RESERVE was fine-tuned on several large-scale datasets used for cognition-level visual understanding: VCR, TVQA and Kinetics-600. RESERVE exhibited state-of-the-art performance, besting prior work by 5%, 7% and 1.5% respectively. By incorporating audio, the model achieves 91.1% accuracy on Kinetics-600.
VCR (Visual Commonsense Reasoning) is a large-scale dataset with no audio which is used for cognition-level visual understanding. TVQA is a large-scale video QA dataset based on six popular TV shows (Friends, The Big Bang Theory, How I Met Your Mother, House M.D., Grey’s Anatomy, and Castle). Finally, Kinetics-600 is a collection of 650,000 video clips that cover hundreds of human action classes.
According to the study’s paper, which will be presented at IEEE/CVF International Conference on Computer Vision and Pattern Recognition in June, RESERVE shows significant performance improvements over competing models. For instance, it requires one-fifth the floating-point operations used by the VisualBERT multimodal model.
The project team anticipates that video-pretrained models might someday assist low-vision or deaf users or be used for mining insights about video-watching trends. However, they also recognize the datasets used to train RESERVE introduce inevitable biases which needs to be addressed.
Beyond just the words being spoken, audio can provide a lot of additional contextual information. This shouldn’t come as a surprise for us, based on our own experiences, but it’s fascinating that the performance of the AI can be significantly improved by this as well. That may be because in synchronizing the extra information, new statistical correlations can be made.
“Audio is a lot of things. It’s not just voice, but sound effects too and hearing those sound effects does improve your understanding of the world,” Zellers observed.
“Another thing is tone of voice, the human communication dynamics. If you just look at the words, without the audio context, you miss a lot. But if someone says that word with a specific emotion, then the model can do a lot better. And actually, we find it does.”
MERLOT and RESERVE are part of AI2’s Mosaic team which focuses on developing systems that can measure and develop machine commonsense. Machine commonsense has been an area of interest in the field of artificial intelligence for decades. Being able to factor and anticipate real world relationships between different objects and processes would make our AI tools far more useful to us.

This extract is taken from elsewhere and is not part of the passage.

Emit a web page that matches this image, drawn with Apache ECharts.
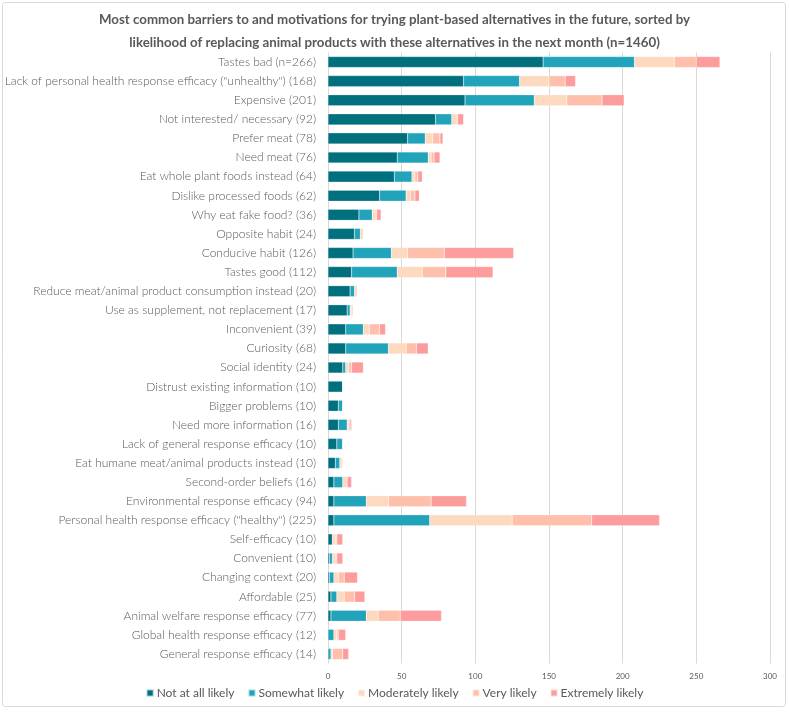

However, it’s not enough to simply load a bunch of facts and rules about how the world works into a system and expect it to work. The world is simply too complex to do this. We, on the other hand, learn by interacting with our environment through our various senses from the moment we’re born. We incrementally build an understanding about what happens in the world and why. Some machine commonsense projects use a similar approach. For MERLOT and RESERVE, incorporating additional modalities provides extra information much as our senses do.
“I think medium and long term, what I’m really excited about is AI that converses with us in multiple modalities like audio and gesture so it can make connections about the stuff we’re doing,” Zellers observed. The authors of the project paper, “MERLOT RESERVE: Neural Script Knowledge through Vision and Language and Sound” are Rowan Zellers, Jiasen Lu, Ximing Lu, Youngjae Yu, Yanpeng Zhao, Mohammadreza Salehi, Aditya Kusupati, Jack Hessel, Ali Farhadi, and Yejin Choi. A demo for RESERVE can be found at AI2.